In this world of Google Translate and subtitles, it might not always feel like learning to truly understand and speak foreign languages is worth the extra effort or even necessary. You may ask yourself, Why should I learn a new language if most people I encounter have a basic understanding of English anyway? But here’s a quote from Nelson Mandela that really shaped the way I approach my language-learning: “If you talk to a man in a language he understands, that goes to his head. If you talk to him in his own language, that goes to his heart.” WOW. Is that not motivating?
As I progressed through my rather uncommon path of taking classes on two separate IB Language B tracks—SL French B and HL Spanish B—I began to refocus the goal of my language studies from one based on technicality to one founded on familiarization.

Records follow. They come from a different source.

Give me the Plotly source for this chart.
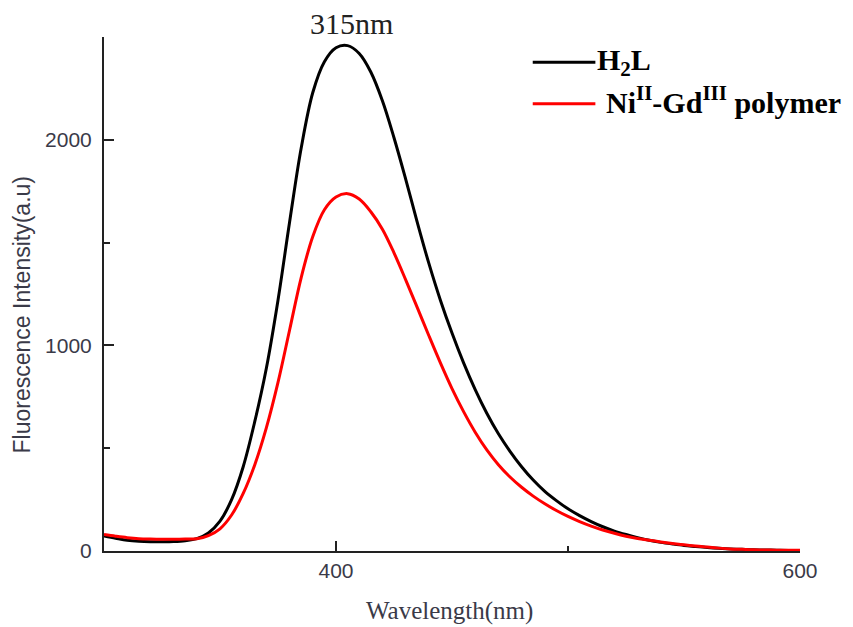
import plotly.graph_objects as go

wavelength = [300, 305, 310, 315, 320, 325, 330, 335, 340, 345, 350, 355, 360, 365, 370,
              375, 380, 385, 390, 395, 400, 405, 410, 415, 420, 425, 430, 435, 440, 445,
              450, 455, 460, 465, 470, 475, 480, 485, 490, 495, 500, 505, 510, 515, 520,
              525, 530, 535, 540, 545, 550, 555, 560, 565, 570, 575, 580, 585, 590, 595, 600]

h2l = [73, 62, 52, 47, 45, 45, 46, 50, 60, 88, 145, 250, 410, 630, 890,
       1220, 1600, 1960, 2230, 2380, 2448, 2458, 2420, 2330, 2190, 2010, 1810, 1600, 1400, 1220,
       1060, 915, 785, 670, 570, 485, 410, 345, 290, 245, 205, 172, 143, 118, 97,
       80, 65, 52, 42, 34, 27, 22, 17, 13, 10, 8, 6, 5, 4, 3, 3]

ni_gd = [80, 72, 65, 60, 58, 57, 57, 58, 60, 75, 108, 175, 280, 420, 600,
         820, 1075, 1330, 1530, 1660, 1722, 1738, 1712, 1650, 1565, 1450, 1320, 1185, 1048, 915,
         790, 678, 578, 492, 420, 360, 310, 267, 230, 197, 168, 143, 121, 102, 86,
         72, 61, 52, 44, 37, 30, 24, 19, 14, 10, 8, 6, 5, 4, 4, 4]

series_names = ["H<sub>2</sub>L", "Ni<sup>II</sup>-Gd<sup>III</sup> polymer"]
series_colors = ["#000000", "#ff0000"]

x_ticks = [400, 600]
y_ticks = [0, 1000, 2000]

fig = go.Figure()
for vals, name, col in zip([h2l, ni_gd], series_names, series_colors):
    fig.add_trace(go.Scatter(x=wavelength, y=vals, mode="lines", name=name,
                             line=dict(color=col, width=3, shape="spline", smoothing=1.0),
                             showlegend=False))

axis_font = dict(family="Liberation Sans, Arial, sans-serif", size=21, color="#3a3a48")

fig.update_layout(
    width=845, height=619,
    margin=dict(l=96, r=53, t=29, b=76),
    paper_bgcolor="white", plot_bgcolor="white",
    xaxis=dict(range=[300, 600], showgrid=False, zeroline=False, showline=True,
               linecolor="#222", linewidth=2, ticks="inside", ticklen=10, tickwidth=2,
               tickcolor="#222", tickvals=x_ticks, ticktext=[str(v) for v in x_ticks],
               tickfont=axis_font,
               minor=dict(ticks="inside", ticklen=5, tickwidth=2, tickcolor="#222",
                          tickvals=[500])),
    yaxis=dict(range=[0, 2500], showgrid=False, zeroline=False, showline=True,
               linecolor="#222", linewidth=2, ticks="inside", ticklen=10, tickwidth=2,
               tickcolor="#222", tickvals=y_ticks, ticktext=[str(v) for v in y_ticks],
               tickfont=axis_font, ticklabelstandoff=6,
               minor=dict(ticks="inside", ticklen=6, tickwidth=2, tickcolor="#222",
                          tickvals=[500, 1500, 2500])),
)

# axis titles and peak label
fig.add_annotation(text="Fluorescence Intensity(a.u)", xref="paper", yref="paper",
                   x=-0.118, y=0.46, textangle=-90, showarrow=False,
                   xanchor="center", yanchor="middle",
                   font=dict(family="Liberation Sans, Arial, sans-serif", size=23, color="#3a3a48"))
fig.add_annotation(text="Wavelength(nm)", xref="paper", yref="paper",
                   x=0.497, y=-0.117, showarrow=False, xanchor="center", yanchor="middle",
                   font=dict(family="Liberation Serif, Times New Roman, serif", size=25, color="#3a3a48"))
fig.add_annotation(text="315nm", xref="paper", yref="paper",
                   x=0.356, y=1.027, showarrow=False, xanchor="center", yanchor="middle",
                   font=dict(family="Liberation Serif, Times New Roman, serif", size=30, color="#222"))

# legend
leg_y = [0.951, 0.870]
leg_ty = [0.951, 0.877]
leg_tx = [0.706, 0.718]
for yy, ty, tx, name, col in zip(leg_y, leg_ty, leg_tx, series_names, series_colors):
    fig.add_shape(type="line", xref="paper", yref="paper", x0=0.616, x1=0.706, y0=yy, y1=yy,
                  line=dict(color=col, width=3))
    fig.add_annotation(text="<b>" + name + "</b>", xref="paper", yref="paper",
                       x=tx, y=ty, showarrow=False, xanchor="left", yanchor="middle",
                       font=dict(family="Liberation Serif, Times New Roman, serif", size=30, color="#000"))

fig.write_html("out.html")
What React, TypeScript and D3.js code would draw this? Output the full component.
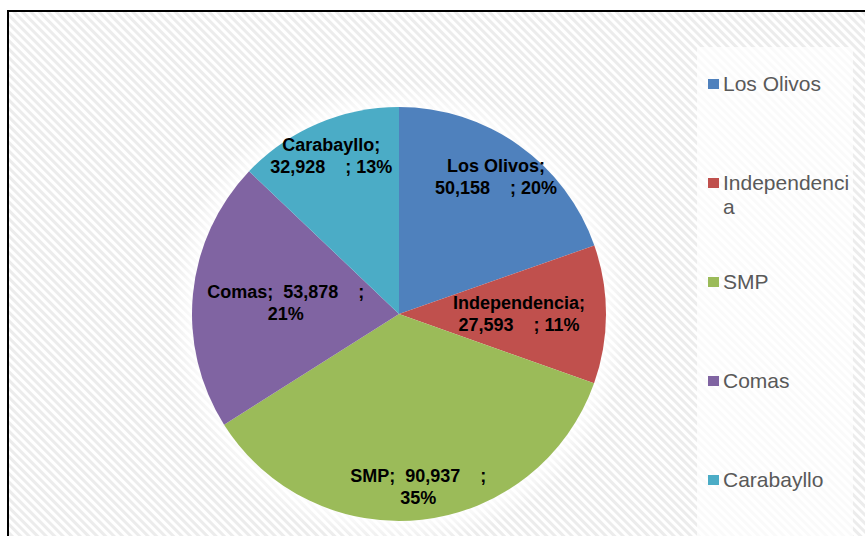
import React, { useEffect, useRef } from 'react';
import * as d3 from 'd3';

const categories = ['Los Olivos', 'Independencia', 'SMP', 'Comas', 'Carabayllo'];
const values = [50158, 27593, 90937, 53878, 32928];
const percentLabels = ['20%', '11%', '35%', '21%', '13%'];
const colors = ['#4F81BD', '#C0504D', '#9BBB59', '#8064A2', '#4BACC6'];
// how far out each data label sits (fraction of the radius), Excel "best fit" style
const labelRadius = [0.81, 0.58, 0.84, 0.55, 0.83];
// lines of each data label
const labelLines = [
    ['Los Olivos;', '50,158    ; 20%'],
    ['Independencia;', '27,593    ; 11%'],
    ['SMP;  90,937    ;', '35%'],
    ['Comas;  53,878    ;', '21%'],
    ['Carabayllo;', '32,928    ; 13%'],
];
const legendLines = [['Los Olivos'], ['Independenci', 'a'], ['SMP'], ['Comas'], ['Carabayllo']];

interface Slice {
    name: string;
    value: number;
    idx: number;
}

const App: React.FC = () => {
    const svgRef = useRef<SVGSVGElement>(null);

    useEffect(() => {
        if (!svgRef.current) return;
        const svg = d3.select(svgRef.current);
        svg.selectAll('*').remove();

        const width = 865;
        const height = 536;
        const cx = 399;
        const cy = 314;
        const r = 207;

        const defs = svg.append('defs');
        const pat = defs.append('pattern')
            .attr('id', 'hatch')
            .attr('patternUnits', 'userSpaceOnUse')
            .attr('width', 6)
            .attr('height', 6)
            .attr('patternTransform', 'rotate(-45)');
        pat.append('rect').attr('width', 6).attr('height', 6).attr('fill', '#ffffff');
        pat.append('rect').attr('width', 3).attr('height', 6).attr('fill', '#ececec');

        const glow = defs.append('radialGradient').attr('id', 'glow');
        glow.append('stop').attr('offset', '88%').attr('stop-color', '#fff').attr('stop-opacity', 0.9);
        glow.append('stop').attr('offset', '100%').attr('stop-color', '#fff').attr('stop-opacity', 0);

        svg.append('rect')
            .attr('width', width)
            .attr('height', height)
            .attr('fill', '#ffffff');

        // chart area with hatch and frame
        svg.append('rect')
            .attr('x', 8)
            .attr('y', 11)
            .attr('width', width + 20)
            .attr('height', height + 20)
            .attr('fill', 'url(#hatch)')
            .attr('stroke', '#000')
            .attr('stroke-width', 2);

        // soft glow round the pie
        svg.append('circle')
            .attr('cx', cx)
            .attr('cy', cy)
            .attr('r', r + 24)
            .attr('fill', 'url(#glow)');

        // legend box
        svg.append('rect')
            .attr('x', 697)
            .attr('y', 47)
            .attr('width', 156)
            .attr('height', height)
            .attr('fill', '#ffffff')
            .attr('opacity', 0.75);

        const data: Slice[] = categories.map((name, idx) => ({ name, value: values[idx], idx }));

        const pie = d3.pie<Slice>()
            .value(d => d.value)
            .sort(null);

        const arc = d3.arc<d3.PieArcDatum<Slice>>()
            .innerRadius(0)
            .outerRadius(r);

        const g = svg.append('g').attr('transform', `translate(${cx},${cy})`);
        const arcs = pie(data);

        g.selectAll('path')
            .data(arcs)
            .enter()
            .append('path')
            .attr('d', arc)
            .attr('fill', d => colors[d.data.idx]);

        // data labels
        arcs.forEach(d => {
            const mid = (d.startAngle + d.endAngle) / 2;
            const lr = r * labelRadius[d.data.idx];
            const x = Math.sin(mid) * lr;
            const y = -Math.cos(mid) * lr;
            const lines = labelLines[d.data.idx];
            const t = g.append('text')
                .attr('x', x)
                .attr('y', y + 6 - 11 * (lines.length - 1))
                .attr('text-anchor', 'middle')
                .attr('fill', '#000')
                .style('font-family', 'Arial, "Liberation Sans", sans-serif')
                .style('font-weight', 'bold')
                .style('font-size', '18px')
                .style('white-space', 'pre');
            lines.forEach((ln, i) => {
                t.append('tspan')
                    .attr('x', x)
                    .attr('dy', i === 0 ? 0 : 22)
                    .text(ln);
            });
        });

        // legend
        const ly = d3.scalePoint<string>()
            .domain(categories)
            .range([91, 487]);

        categories.forEach((c, i) => {
            const base = ly(c) as number;
            svg.append('rect')
                .attr('x', 708)
                .attr('y', base - 12)
                .attr('width', 11)
                .attr('height', 10)
                .attr('fill', colors[i]);
            const t = svg.append('text')
                .attr('x', 723)
                .attr('y', base)
                .attr('fill', '#595959')
                .style('font-family', 'Arial, "Liberation Sans", sans-serif')
                .style('font-size', '21px');
            legendLines[i].forEach((ln, j) => {
                t.append('tspan')
                    .attr('x', 723)
                    .attr('dy', j === 0 ? 0 : 24)
                    .text(ln);
            });
        });
    }, []);

    return (
        <svg
            ref={svgRef}
            width={865}
            height={536}
            viewBox="0 0 865 536"
            style={{ position: 'absolute', left: 0, top: 0, display: 'block' }}
        />
    );
};

export default App;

After all, even if I was the very best at completing fill-in-the-blank conjugations and reciting vocab, how far would that actually take me when I, a lifeguard and an aspiring physician, needed to tell a Spanish-speaking child to stop climbing the railings at the pool or came face-to-face with a native French patient? From what I’ve seen and experienced, not far enough.
One could call getting top grades in their French class a success—for a long time, that was my goal too, and to a certain extent, it definitely is—but I’ve come to the realization that obtaining a TRUE fluency in languages calls for more than a mere understanding of grammar conventions and a reservoir of random vocabulary. Rather, true fluency in a language calls for cultural understanding, a grasp of native linguistic nuances, and consistent practice.
So whatever your career aspirations and life goals may be, I want to encourage you to consider sincerely devoting time and effort into your language studies, for even in this rapidly developing world of high-tech tools and instantaneous results, the slow and consistent process of truly learning a language and the ultimate fluency you will acquire can unlock so many more opportunities to form deeper relationships and diverse communities.